Au congrès de 2017, le « Bélier noir » contre toute attente, avait repris les commandes du parti qu’il avait déjà conduit longuement de 1991 à 2008 malgré le poids de l’âge. Apévon quittera définitivement le parti pour lancer les Forces démocratiques pour la République (FDR).

Sans surprise, l’éminent professeur Aimé Gogué a été reconduit à la tête de l’Alliance des démocrates pour le développement intégral (ADDI) au cours du 5è congrès ordinaire du parti tenu le 27 mai 2023 à Lomé. La soixante dizaine révolue, il s’affiche encore comme l’unique capitaine à bord du bateau et la seule figure qui rassemble.

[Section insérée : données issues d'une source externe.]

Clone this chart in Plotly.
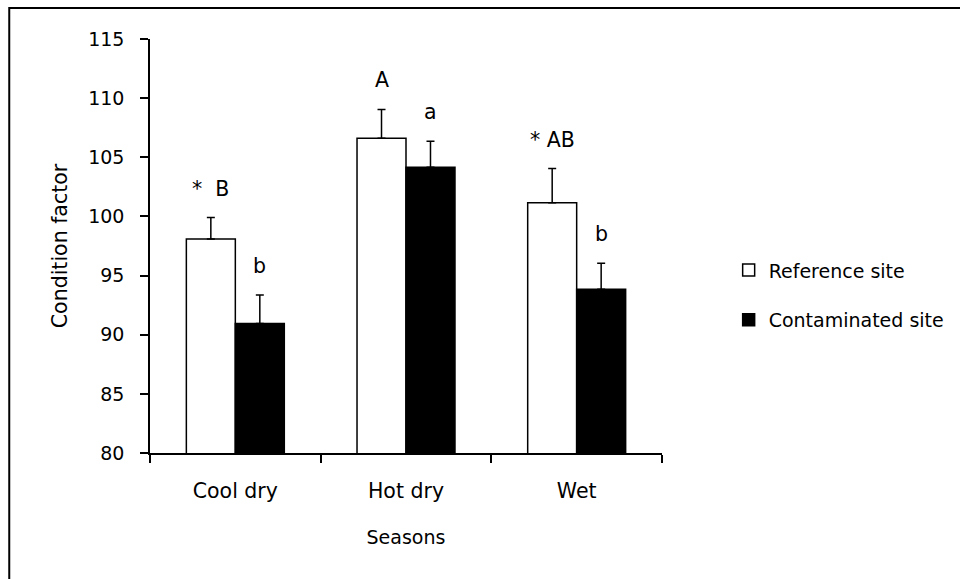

Avec le plus de députés (02) à l’Assemblée nationale, dans les rangs de l’opposition, le parti garde actuellement le titre de chef de file de l’opposition. Son leader a, d’ailleurs, présidé le bureau d’âge de l’actuelle législature.   Le MCD de Me Tchassona Traoré et le MRC de Abass Kaboua ainsi que le PSR du professeur Komi Wolou manquent de représentativité au Parlement.

Même les derniers nés des partis politiques évoluent sous le même schéma. Togo Autrement de Fulbert Attisso et le NET de Gerry Taama ont suffisamment valeur d’exemples. Le dernier, malgré son dynamisme, se résume presque à son leader même si c’est l’un des partis qui a regroupé plus de jeunes qui étaient au poste de responsabilités à la précédente Assemblée nationale.

Certes, de 3 sièges qui lui étaient acquis au cours de la précédente législature, le NET n’a pas pu décrocher 1 siège lors des élections législatives du 29 avril dernier. Et s’il a très tôt tiré les conséquences de cette bérézina électorale en annonçant son retrait de la vie politique, il est fait état de manœuvres visant à le réinstaller à la tête du parti.

Au Togo, le constat sans doute amer, est que la vie des partis d’opposition semble se résumer à la dimension personnelle de leurs fondateurs. La réelle formation des membres de ces partis ne reste-t-elle pas toujours un défi qui n’est pas toujours relevé ?

Pour rappel, la nouvelle Charte des partis politiques votée en 2022, oblige chaque parti à tenir, au moins, un congrès tous les 5 ans. « Le ministre chargé de l’Administration Territoriale est saisi officiellement de la tenue du congrès », stipule le texte.